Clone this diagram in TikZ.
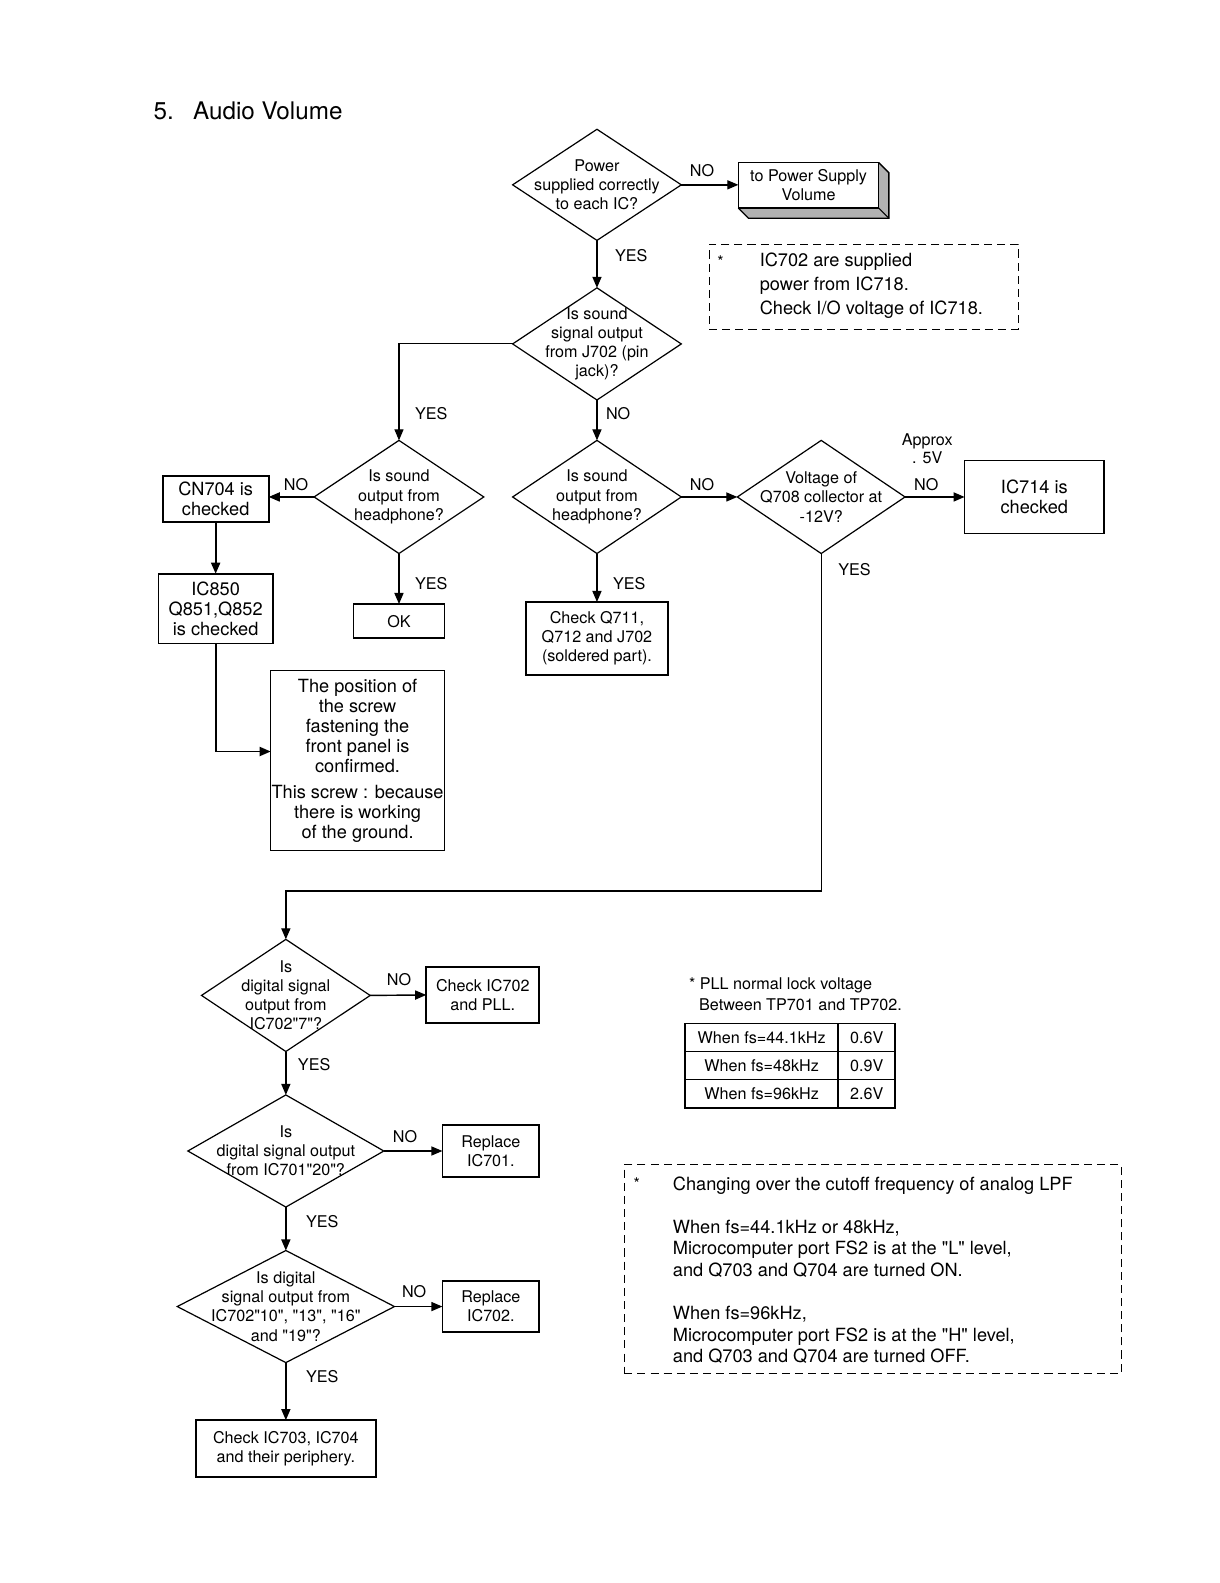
\documentclass[tikz,border=0pt]{standalone}
\usepackage{fontspec}
\setmainfont{TeX Gyre Heros}
\usetikzlibrary{shapes.geometric,arrows.meta,calc}
\newcommand\myfs[2]{\fontsize{#1}{#2}\selectfont}
\newcommand\qd{\textquotedbl}
\begin{document}
\begin{tikzpicture}[x=1pt,y=-1pt,
  dia/.style={diamond, draw, line width=1.2pt, inner sep=0pt, outer sep=0pt},
  dtxt/.style={align=center, font=\myfs{16}{19}, inner sep=0pt},
  box/.style={draw, line width=1.8pt, align=center, inner sep=0pt, outer sep=0pt, font=\myfs{16}{19}},
  bigbox/.style={draw, line width=1.1pt, align=center, inner sep=0pt, outer sep=0pt, font=\myfs{18}{20}},
  arr/.style={line width=1.4pt, -{Triangle[length=11pt,width=9pt]}},
  lbl/.style={font=\myfs{16}{18}, inner sep=0pt},
  note/.style={draw, dashed, dash pattern=on 8pt off 5pt, line width=1.1pt, inner sep=0pt, outer sep=0pt},
  cell/.style={draw, line width=1.3pt, inner sep=0pt, outer sep=0pt, minimum height=28pt, font=\myfs{16}{18}},
]
\fill[white] (0,0) rectangle (1207.8,1567.2);
\useasboundingbox (0,0) rectangle (1207.8,1567.2);

% title
\node[anchor=west, inner sep=0pt, font=\myfs{24}{28}] (title) at (152,110) {\makebox[39pt][l]{5.}Audio Volume};

% diamonds
\node[dia, minimum width=167pt, minimum height=110pt] (d1) at (591,183) {};
\node[dtxt] (t1) at (d1) {Power\\supplied correctly\\to each IC?};
\node[dia, minimum width=167pt, minimum height=111pt] (d2) at (591,340.5) {};
\node[dtxt] (t2) at (d2) {Is sound\\signal output\\from J702 (pin\\jack)?};
\node[dia, minimum width=168pt, minimum height=112pt] (d3) at (395,492) {};
\node[dtxt] (t3) at (d3) {Is sound\\output from\\headphone?};
\node[dia, minimum width=167pt, minimum height=112pt] (d4) at (591,492) {};
\node[dtxt] (t4) at (d4) {Is sound\\output from\\headphone?};
\node[dia, minimum width=166pt, minimum height=112pt] (d5) at (813,492) {};
\node[dtxt] (t5) at (d5) {Voltage of\\Q708 collector at\\-12V?};
\node[dia, minimum width=167pt, minimum height=111pt] (d6) at (283,985.5) {};
\node[dtxt] (t6) at (d6) {Is\\digital signal\\output from\\IC702\qd7\qd?};
\node[dia, minimum width=194pt, minimum height=111pt] (d7) at (283,1139.5) {};
\node[dtxt] (t7) at (d7) {Is\\digital signal output\\from IC701\qd20\qd?};
\node[dia, minimum width=215pt, minimum height=111pt] (d8) at (283,1293.5) {};
\node[dtxt] (t8) at (d8) {Is digital\\signal output from\\IC702\qd10\qd, \qd13\qd, \qd16\qd\\and \qd19\qd?};

% boxes
\node[box, line width=1.3pt, minimum width=139pt, minimum height=45pt] (pw) at (800.5,183.5) {to Power Supply\\Volume};
\fill[black!30] (pw.north east) -- ++(10,10) -- ($(pw.south east)+(10,10)$) -- ($(pw.south west)+(10,10)$) -- (pw.south west) -- (pw.south east) -- cycle;
\draw[line width=1.3pt] (pw.north east) -- ++(10,10) -- ($(pw.south east)+(10,10)$) -- ($(pw.south west)+(10,10)$) -- (pw.south west);
\draw[line width=1.1pt] (pw.south east) -- ++(10,10);
\draw[line width=1.3pt] (pw.north west) rectangle (pw.south east);

\node[box, font=\myfs{18}{20}, minimum width=105pt, minimum height=46pt] (cn) at (213.5,494) {CN704 is\\checked};
\node[box, font=\myfs{18}{20}, minimum width=113pt, minimum height=69pt] (ic850) at (213.5,602.5) {IC850\\Q851,Q852\\is checked};
\node[bigbox, minimum width=172pt, minimum height=178pt] (screw) at (354,753) {The position of\\the screw\\fastening the\\front panel is\\confirmed.\\[5pt]This screw : because\\there is working\\of the ground.};
\node[box, minimum width=90pt, minimum height=34pt] (ok) at (395,615) {OK};
\node[box, minimum width=140pt, minimum height=72pt] (q711) at (591,632) {Check Q711,\\Q712 and J702\\(soldered part).};
\node[bigbox, minimum width=138pt, minimum height=72pt] (ic714) at (1024,492) {IC714 is\\checked};
\node[box, minimum width=112pt, minimum height=56pt] (c702) at (478,985) {Check IC702\\and PLL.};
\node[box, minimum width=96pt, minimum height=51pt] (r701) at (486,1139.5) {Replace\\IC701.};
\node[box, minimum width=96pt, minimum height=51pt] (r702) at (486,1293.5) {Replace\\IC702.};
\node[box, minimum width=178pt, minimum height=56pt] (fin) at (283,1434) {Check IC703, IC704\\and their periphery.};

\coordinate (scrin) at (268,744);
\coordinate (turn) at (813,882);

% connectors
\draw[arr] (d1.east) -- (d1.east -| pw.west);
\draw[arr] (d1.south) -- (d2.north);
\draw[arr, line width=1.1pt] (d2.west) -| (d3.north);
\draw[arr] (d2.south) -- (d4.north);
\draw[arr] (d3.west) -- (d3.west -| cn.east);
\draw[arr, line width=1.8pt] (cn.south) -- (ic850.north);
\draw[arr, line width=1.8pt] (ic850.south) |- (scrin);
\draw[arr] (d3.south) -- (ok.north);
\draw[arr] (d4.east) -- (d5.west);
\draw[arr] (d4.south) -- (q711.north);
\draw[arr] (d5.east) -- (ic714.west);
\draw[arr] (d5.south) -- (turn) -| (d6.north);
\draw[arr] (d6.east) -- (c702.west);
\draw[arr] (d6.south) -- (d7.north);
\draw[arr] (d7.east) -- (r701.west);
\draw[arr] (d7.south) -- (d8.north);
\draw[arr] (d8.east) -- (r702.west);
\draw[arr] (d8.south) -- (fin.north);

% labels
\node[lbl] (l1) at (695,169) {NO};
\node[lbl] (l2) at (625,253) {YES};
\node[lbl] (l3) at (427,409) {YES};
\node[lbl] (l4) at (612,409) {NO};
\node[lbl] (l5) at (293,480) {NO};
\node[lbl] (l6) at (427,578) {YES};
\node[lbl] (l7) at (695,480) {NO};
\node[lbl] (l8) at (623,578) {YES};
\node[lbl] (l9) at (917,480) {NO};
\node[lbl] (l10) at (846,564) {YES};
\node[lbl] (l11) at (395,970) {NO};
\node[lbl] (l12) at (311,1054) {YES};
\node[lbl] (l13) at (401,1125) {NO};
\node[lbl] (l14) at (319,1209) {YES};
\node[lbl] (l15) at (410,1279) {NO};
\node[lbl] (l16) at (319,1363) {YES};
\node[lbl, align=center] (l17) at (918,444) {Approx\\. 5V};

% note 1
\node[note, minimum width=306pt, minimum height=84pt] (n1) at (855,284) {};
\node[anchor=west, inner sep=0pt, font=\myfs{16}{18}] (n1s) at (710,259) {*};
\node[anchor=west, align=left, inner sep=0pt, font=\myfs{18}{24}] (n1t) at (752,283) {IC702 are supplied\\power from IC718.\\Check I/O voltage of IC718.};

% PLL note and table
\node[anchor=west, inner sep=0pt, font=\myfs{16}{19}] (p1) at (682,976) {* PLL normal lock voltage};
\node[anchor=west, inner sep=0pt, font=\myfs{16}{19}] (p2) at (692,995) {Between TP701 and TP702.};
\node[cell, minimum width=152pt] (a1) at (754,1027) {When fs=44.1kHz};
\node[cell, minimum width=56pt] (b1) at (858,1027) {0.6V};
\node[cell, minimum width=152pt] (a2) at (754,1055) {When fs=48kHz};
\node[cell, minimum width=56pt] (b2) at (858,1055) {0.9V};
\node[cell, minimum width=152pt] (a3) at (754,1083) {When fs=96kHz};
\node[cell, minimum width=56pt] (b3) at (858,1083) {2.6V};
\draw[line width=2pt] (a1.north east) -- (a3.south east);

% note 2
\node[note, minimum width=492pt, minimum height=207pt] (n2) at (864,1256.5) {};
\node[anchor=west, inner sep=0pt, font=\myfs{16}{18}] (n2s) at (627,1172) {*};
\node[anchor=west, align=left, inner sep=0pt, font=\myfs{18}{21.4}] (n2t) at (666,1257.5) {Changing over the cutoff frequency of analog LPF\\[21.4pt]When fs=44.1kHz or 48kHz,\\Microcomputer port FS2 is at the \qd L\qd{} level,\\and Q703 and Q704 are turned ON.\\[21.4pt]When fs=96kHz,\\Microcomputer port FS2 is at the \qd H\qd{} level,\\and Q703 and Q704 are turned OFF.};
\end{tikzpicture}
\end{document}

------------------------------------

▶ [Your goal]
Copy nothing but the lines from the top of the data down to the line containing "(title) at (152,110)", and leave the pictures out.

▶ [Worked answer]
Clone this diagram in TikZ.
\documentclass[tikz,border=0pt]{standalone}
\usepackage{fontspec}
\setmainfont{TeX Gyre Heros}
\usetikzlibrary{shapes.geometric,arrows.meta,calc}
\newcommand\myfs[2]{\fontsize{#1}{#2}\selectfont}
\newcommand\qd{\textquotedbl}
\begin{document}
\begin{tikzpicture}[x=1pt,y=-1pt,
  dia/.style={diamond, draw, line width=1.2pt, inner sep=0pt, outer sep=0pt},
  dtxt/.style={align=center, font=\myfs{16}{19}, inner sep=0pt},
  box/.style={draw, line width=1.8pt, align=center, inner sep=0pt, outer sep=0pt, font=\myfs{16}{19}},
  bigbox/.style={draw, line width=1.1pt, align=center, inner sep=0pt, outer sep=0pt, font=\myfs{18}{20}},
  arr/.style={line width=1.4pt, -{Triangle[length=11pt,width=9pt]}},
  lbl/.style={font=\myfs{16}{18}, inner sep=0pt},
  note/.style={draw, dashed, dash pattern=on 8pt off 5pt, line width=1.1pt, inner sep=0pt, outer sep=0pt},
  cell/.style={draw, line width=1.3pt, inner sep=0pt, outer sep=0pt, minimum height=28pt, font=\myfs{16}{18}},
]
\fill[white] (0,0) rectangle (1207.8,1567.2);
\useasboundingbox (0,0) rectangle (1207.8,1567.2);

% title
\node[anchor=west, inner sep=0pt, font=\myfs{24}{28}] (title) at (152,110) {\makebox[39pt][l]{5.}Audio Volume};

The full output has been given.